“Quality of life.” Just what the hell does that mean, anyways? Quality of living, or quality of being alive? To some, it is more important that you are alive, just living and breathing and eating and shitting, than it is that you have a functioning life to live. I personally believe that how you are able to live is just as important as the fact that you can. This news story about cancer treatments reminds me of how our culture is increasingly placing more importance on a pulse and less focus on the actual quality of your waking hours.

Do I want to live? Yes, most of the time. But to me, death is preferential to becoming a bedridden slab of breathing meat, kept alive by machines or medication. The hilarity of it is that many of your drug companies are very upfront about the side effects of their most popular medications and people still sign up for them. Who wants migraines when they can be migraine-free with only minor side effects like diarrhea, dry mouth, acid reflux or some other equally-annoying by-product of your “medicine”? If the cure is only slightly less bad than the disease, is it even worthy of being called a cure at all?

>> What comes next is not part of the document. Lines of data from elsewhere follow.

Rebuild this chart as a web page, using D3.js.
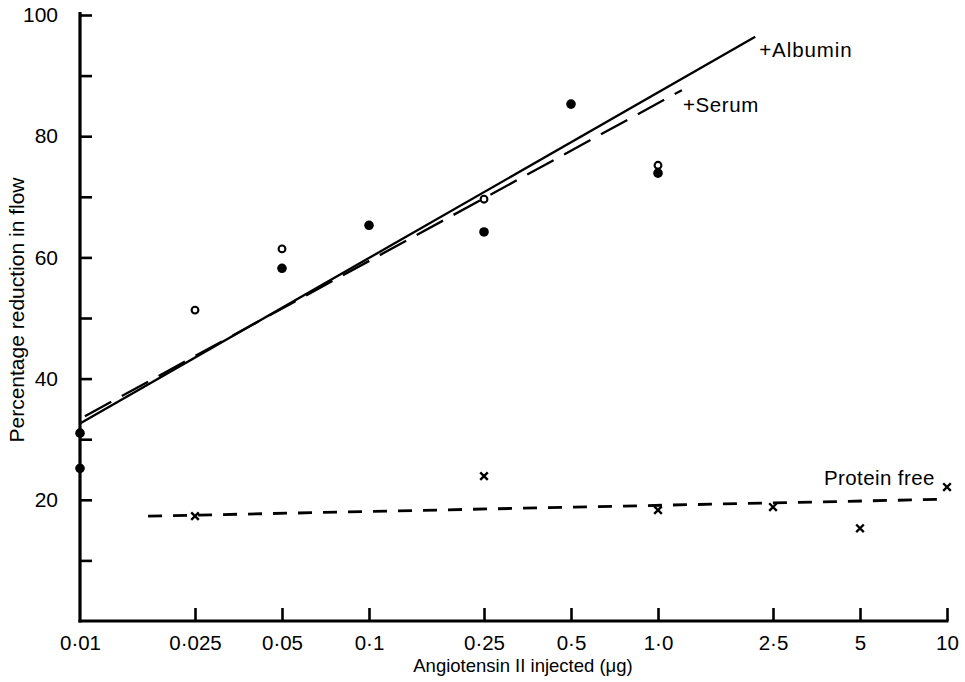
<!DOCTYPE html>
<html>
<head>
<meta charset="utf-8">
<script src="https://cdn.jsdelivr.net/npm/d3@7"></script>
<style>
  html, body { margin: 0; padding: 0; background: #fff; }
  svg { display: block; font-family: "Liberation Sans", Arial, Helvetica, sans-serif; }
</style>
</head>
<body>
<svg id="chart" width="965" height="682"></svg>
<script>
// ---- data ----
const xTicks = [0.01, 0.025, 0.05, 0.1, 0.25, 0.5, 1, 2.5, 5, 10];
const xTickLabels = ["0\u00B701", "0\u00B7025", "0\u00B705", "0\u00B71", "0\u00B725", "0\u00B75", "1\u00B70", "2\u00B75", "5", "10"];
const yTicks = [10, 20, 30, 40, 50, 60, 70, 80, 90, 100];
const yTickLabels = ["", "20", "", "40", "", "60", "", "80", "", "100"];

const filledDose = [0.01, 0.01, 0.05, 0.1, 0.25, 0.5, 1];
const filledValue = [31, 25.2, 58.2, 65.3, 64.2, 85.3, 73.9];
const openDose = [0.025, 0.05, 0.25, 1];
const openValue = [51.3, 61.4, 69.6, 75.2];
const crossDose = [0.025, 0.25, 1, 2.5, 5, 10];
const crossValue = [17.3, 23.9, 18.3, 18.8, 15.3, 22.1];

const albuminDose = [0.01, 2.17];
const albuminValue = [32.6, 96.4];
const serumDose = [0.0104, 1.21];
const serumValue = [33.8, 87.6];
const proteinDose = [0.0172, 10];
const proteinValue = [17.3, 20.1];

const lineLabels = ["+Albumin", "+Serum", "Protein free"];
const xTitle = "Angiotensin II injected (\u03BCg)";
const yTitle = "Percentage reduction in flow";

// ---- scales ----
const svg = d3.select("#chart");
const x = d3.scaleLog().domain([0.01, 10]).range([80, 947]);
const y = d3.scaleLinear().domain([0, 100]).range([621, 15]);

// ---- axes ----
const xAxis = d3.axisBottom(x).tickValues(xTicks).tickSize(-13).tickPadding(14)
  .tickFormat((d, i) => xTickLabels[i]);
const gx = svg.append("g").attr("transform", `translate(0,${y(0)})`).call(xAxis);
gx.select(".domain").attr("d", `M${x(0.01) - 1.5},0H${x(10) + 1.5}`)
  .attr("stroke", "#000").attr("stroke-width", 3.2);
gx.selectAll(".tick line").attr("stroke", "#000").attr("stroke-width", 2.6);
gx.selectAll(".tick").filter(d => d === 0.01).select("line").remove();
gx.selectAll(".tick text").attr("font-size", 20.5).attr("fill", "#000")
  .attr("font-family", "'Liberation Sans', Arial, sans-serif");

const yAxis = d3.axisLeft(y).tickValues(yTicks).tickSize(-12).tickPadding(22)
  .tickFormat((d, i) => yTickLabels[i]);
const gy = svg.append("g").attr("transform", `translate(${x(0.01)},0)`).call(yAxis);
gy.select(".domain").attr("d", `M0,${y(100) - 3}V${y(0) + 1.6}`)
  .attr("stroke", "#000").attr("stroke-width", 3.2);
gy.selectAll(".tick line").attr("stroke", "#000").attr("stroke-width", 2.6);
gy.selectAll(".tick text").attr("font-size", 21).attr("fill", "#000")
  .attr("font-family", "'Liberation Sans', Arial, sans-serif");

// ---- axis titles ----
svg.append("text").attr("x", 523).attr("y", 672).attr("text-anchor", "middle")
  .attr("font-size", 18.5).attr("fill", "#000").text(xTitle);
svg.append("text").attr("transform", "translate(24,310) rotate(-90)")
  .attr("text-anchor", "middle").attr("font-size", 21).attr("fill", "#000").text(yTitle);

// ---- fitted lines ----
const line = d3.line().x(d => x(d[0])).y(d => y(d[1]));
svg.append("path").datum(d3.zip(albuminDose, albuminValue)).attr("d", line)
  .attr("fill", "none").attr("stroke", "#000").attr("stroke-width", 2.3);
svg.append("path").datum(d3.zip(serumDose, serumValue)).attr("d", line)
  .attr("fill", "none").attr("stroke", "#000").attr("stroke-width", 2.3)
  .attr("stroke-dasharray", "30,12");
svg.append("path").datum(d3.zip(proteinDose, proteinValue)).attr("d", line)
  .attr("fill", "none").attr("stroke", "#000").attr("stroke-width", 2.8)
  .attr("stroke-dasharray", "14,11");

// ---- line labels ----
const labelFont = 20.5;
svg.append("text").attr("x", x(albuminDose[1]) + 4).attr("y", y(albuminValue[1]) + 20)
  .attr("font-size", labelFont).attr("fill", "#000").attr("letter-spacing", 0.9).text(lineLabels[0]);
svg.append("text").attr("x", x(serumDose[1]) + 1).attr("y", y(serumValue[1]) + 22)
  .attr("font-size", labelFont).attr("fill", "#000").attr("letter-spacing", 0.6).text(lineLabels[1]);
svg.append("text").attr("x", 824).attr("y", 485)
  .attr("font-size", labelFont).attr("fill", "#000").attr("letter-spacing", 0.4).text(lineLabels[2]);

// ---- points ----
svg.append("g").selectAll("circle").data(d3.zip(filledDose, filledValue)).join("circle")
  .attr("cx", d => x(d[0])).attr("cy", d => y(d[1])).attr("r", 4.8).attr("fill", "#000");
svg.append("g").selectAll("circle").data(d3.zip(openDose, openValue)).join("circle")
  .attr("cx", d => x(d[0])).attr("cy", d => y(d[1])).attr("r", 3.4)
  .attr("fill", "#fff").attr("stroke", "#000").attr("stroke-width", 2.1);
const cs = 3.8;
svg.append("g").selectAll("path").data(d3.zip(crossDose, crossValue)).join("path")
  .attr("d", d => {
    const cx = x(d[0]), cy = y(d[1]);
    return `M${cx - cs},${cy - cs}L${cx + cs},${cy + cs}M${cx - cs},${cy + cs}L${cx + cs},${cy - cs}`;
  })
  .attr("stroke", "#000").attr("stroke-width", 2.4).attr("fill", "none");
</script>
</body>
</html>
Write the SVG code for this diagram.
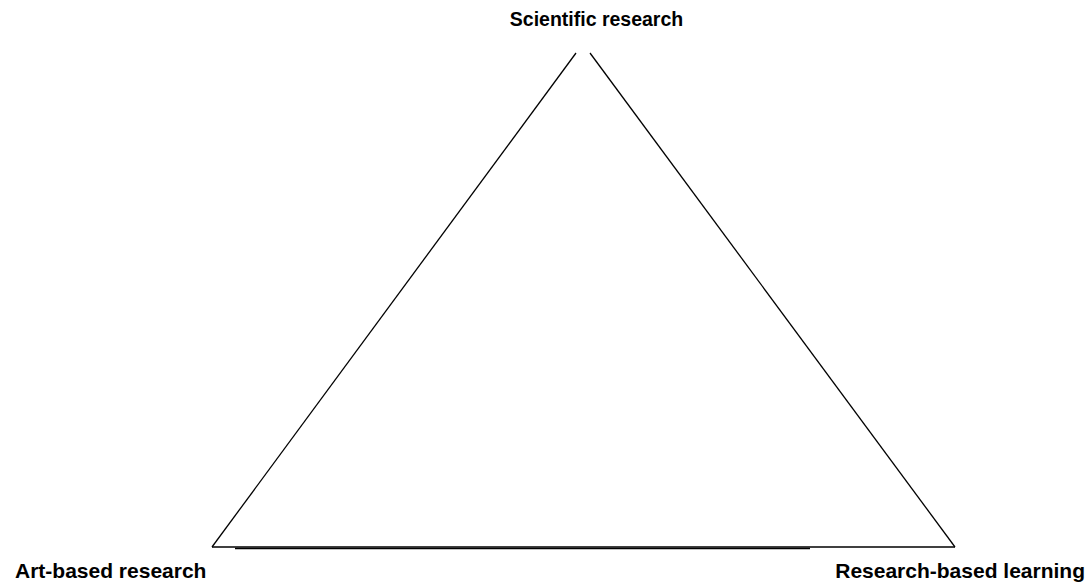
<svg xmlns="http://www.w3.org/2000/svg" width="1088" height="583" viewBox="0 0 1088 583">
<style>
.lbl{font-family:"Liberation Sans",Arial,sans-serif;font-weight:bold;font-size:21px;fill:#000}
.ln{stroke:#000;stroke-width:1.3;fill:none}
</style>
<rect width="1088" height="583" fill="#fff"/>
<g id="connectors">
<line class="ln" x1="212" y1="547" x2="576" y2="53"/>
<line class="ln" x1="590" y1="53" x2="955" y2="547"/>
<line class="ln" x1="212" y1="547" x2="955" y2="547"/>
<line class="ln" x1="235" y1="548.5" x2="810" y2="548.5"/>
</g>
<g id="node-scientific"><text class="lbl" x="596.5" y="26" text-anchor="middle" style="font-size:19.5px">Scientific research</text></g>
<g id="node-art"><text class="lbl" x="15" y="578">Art-based research</text></g>
<g id="node-learning"><text class="lbl" x="1085" y="578" text-anchor="end">Research-based learning</text></g>
</svg>
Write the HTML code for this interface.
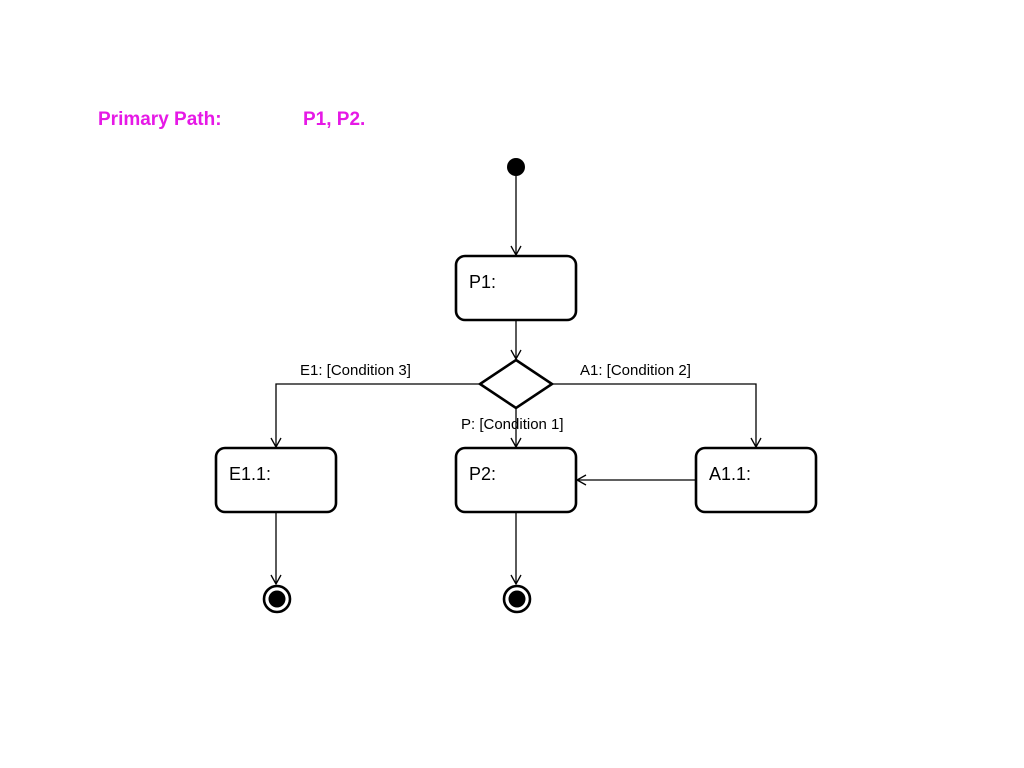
<!DOCTYPE html>
<html><head><meta charset="utf-8"><style>
html,body{margin:0;padding:0;background:#fff;}
svg{display:block;}
text{font-family:"Liberation Sans",sans-serif;}
</style></head><body>
<svg width="1024" height="768" viewBox="0 0 1024 768" xmlns="http://www.w3.org/2000/svg">
<defs>
<marker id="a" markerWidth="12" markerHeight="12" refX="10" refY="6" orient="auto" markerUnits="userSpaceOnUse">
<path d="M1,1 L10,6 L1,11" fill="none" stroke="#000" stroke-width="1.3"/>
</marker>
</defs>
<text x="98" y="125" font-size="19" font-weight="bold" fill="#e619e6">Primary Path:</text>
<text x="303" y="125" font-size="19" font-weight="bold" fill="#e619e6">P1, P2.</text>
<circle cx="516" cy="167" r="9" fill="#000"/>
<g stroke="#000" stroke-width="1.3" fill="none">
<line x1="516" y1="176" x2="516" y2="255" marker-end="url(#a)"/>
<line x1="516" y1="320" x2="516" y2="359" marker-end="url(#a)"/>
<polyline points="480,384 276,384 276,447" marker-end="url(#a)"/>
<polyline points="552,384 756,384 756,447" marker-end="url(#a)"/>
<line x1="516" y1="408" x2="516" y2="447" marker-end="url(#a)"/>
<line x1="696" y1="480" x2="577" y2="480" marker-end="url(#a)"/>
<line x1="276" y1="512" x2="276" y2="584" marker-end="url(#a)"/>
<line x1="516" y1="512" x2="516" y2="584" marker-end="url(#a)"/>
</g>
<g stroke="#000" stroke-width="2.6" fill="#fff">
<rect x="456" y="256" width="120" height="64" rx="9"/>
<polygon points="516,360 552,384 516,408 480,384"/>
<rect x="216" y="448" width="120" height="64" rx="9"/>
<rect x="456" y="448" width="120" height="64" rx="9"/>
<rect x="696" y="448" width="120" height="64" rx="9"/>
<circle cx="277" cy="599" r="13"/>
<circle cx="517" cy="599" r="13"/>
</g>
<circle cx="277" cy="599" r="8.5" fill="#000"/>
<circle cx="517" cy="599" r="8.5" fill="#000"/>
<g font-size="18" fill="#000">
<text x="469" y="288">P1:</text>
<text x="229" y="480">E1.1:</text>
<text x="469" y="480">P2:</text>
<text x="709" y="480">A1.1:</text>
</g>
<g font-size="15" fill="#000">
<text x="300" y="375">E1: [Condition 3]</text>
<text x="580" y="375">A1: [Condition 2]</text>
<text x="461" y="429">P: [Condition 1]</text>
</g>
</svg>
</body></html>
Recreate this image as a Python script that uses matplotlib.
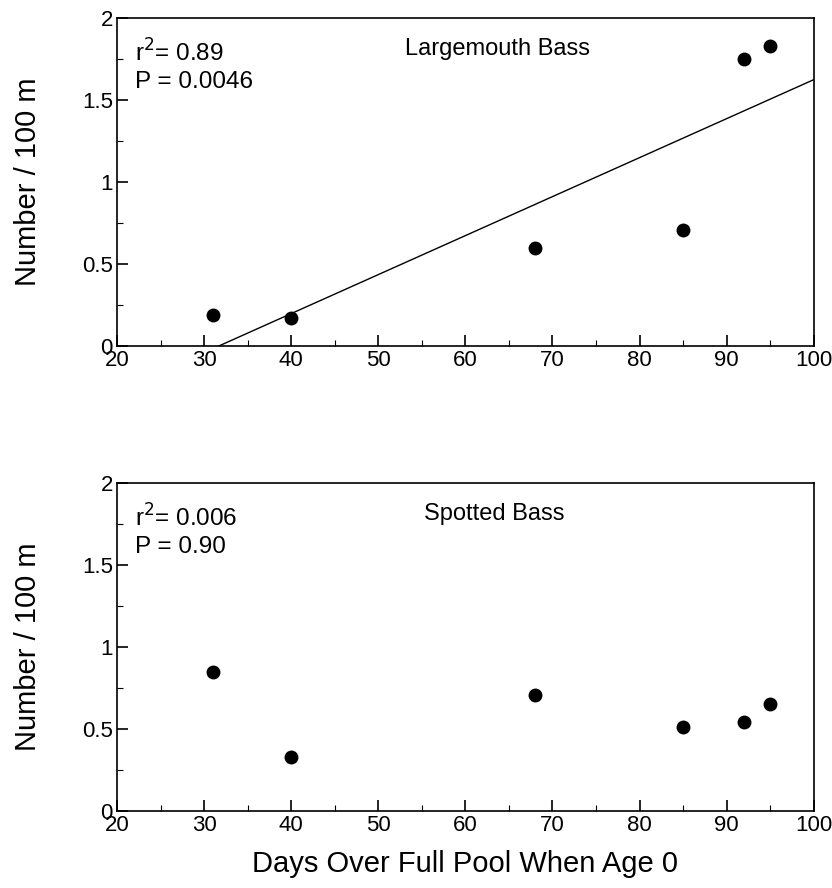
import numpy as np
import matplotlib
matplotlib.use('Agg')
import matplotlib.pyplot as plt
from matplotlib.ticker import MultipleLocator

plt.rcParams['font.family'] = ['Liberation Sans', 'DejaVu Sans']
plt.rcParams['font.size'] = 14

days = [31, 40, 68, 85, 92, 95]
largemouth = [0.19, 0.17, 0.60, 0.71, 1.75, 1.83]
spotted = [0.85, 0.33, 0.71, 0.51, 0.54, 0.65]

species = ['Largemouth Bass', 'Spotted Bass']
r2_text = ['0.89', '0.006']
p_text = ['0.0046', '0.90']
name_x = [0.413, 0.44]


def style_axes(ax):
    ax.set_xlim(20, 100)
    ax.set_ylim(0, 2)
    ax.xaxis.set_major_locator(MultipleLocator(10))
    ax.xaxis.set_minor_locator(MultipleLocator(5))
    ax.yaxis.set_major_locator(MultipleLocator(0.5))
    ax.yaxis.set_minor_locator(MultipleLocator(0.25))
    ax.yaxis.set_major_formatter(plt.FuncFormatter(lambda v, p: '%g' % v))
    ax.tick_params(which='major', direction='in', length=8, width=1.2, labelsize=16, pad=3)
    ax.tick_params(which='minor', direction='in', length=4, width=0.8)
    ax.tick_params(top=False, right=False, which='both')
    for s in ax.spines.values():
        s.set_linewidth(1.2)
    ax.set_ylabel('Number / 100 m', fontsize=21)
    ax.yaxis.set_label_coords(-0.108, 0.5)


fig = plt.figure(figsize=(8.32, 8.88), dpi=100)
ax1 = fig.add_axes([0.1406, 0.6104, 0.8374, 0.3693])
ax2 = fig.add_axes([0.1406, 0.0867, 0.8374, 0.3693])

for ax, y, name, r2, p, nx in zip([ax1, ax2], [largemouth, spotted], species, r2_text, p_text, name_x):
    style_axes(ax)
    ax.plot(days, y, 'o', color='black', markersize=9)
    ax.text(0.026, 0.866, r'r$^2$= ' + r2, transform=ax.transAxes, fontsize=17.5, va='baseline')
    ax.text(0.026, 0.787, 'P = ' + p, transform=ax.transAxes, fontsize=17.5, va='baseline')
    ax.text(nx, 0.887, name, transform=ax.transAxes, fontsize=17, va='baseline')

# regression line for largemouth bass
slope, intercept = np.polyfit(days, largemouth, 1)
xl = np.array([20, 100])
ax1.plot(xl, slope * xl + intercept, color='black', linewidth=1.0)

ax2.set_xlabel('Days Over Full Pool When Age 0', fontsize=21, labelpad=10)

plt.savefig('out.png', dpi=100)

For-profit drug companies are not trying to cure diseases. There’s no profit in it. These places work to cure symptoms. Cancer got your skin all pale? They’ve got a drug for that. Are you so unhealthy, as a man, that you can’t get excited enough to perform in the bedroom? Forget addressing your poor heart health, bad cholesterol, and sedimentary lifestyle. Pop that blue pill and give it to her, big guy, you half-healthy stud! Even the drugs for the big tickets like blood clotting, high blood pressure, and heart disease all come with side effects that rival the worst day you can imagine for yourself. Why? Because cures make disease go away. Stop-gap relief like the stuff they peddle now? That’s addiction. That’s dependency, because when the pills go away, the disease comes back. Stop paying and you can wave goodbye to your good times.

People need to take a hard look at the drug business in this country and find out if they honestly think that we are being served by this industry. Companies that won’t invest their billions in profits back into research into real cures are not helpers, they are parasites. This isn’t to say that some hippie-minded commune of pharmaceutical companies should be set up. Yes, allow companies to research medicine for profit. But when subsidized by the government as much as this industry is, there should be more public control of what gets researched and how much of our resources are dedicated to that. You think AIDS victims and cancer patients are cheering the cure of erectile dysfunction ahead of cures for their ills? Think again.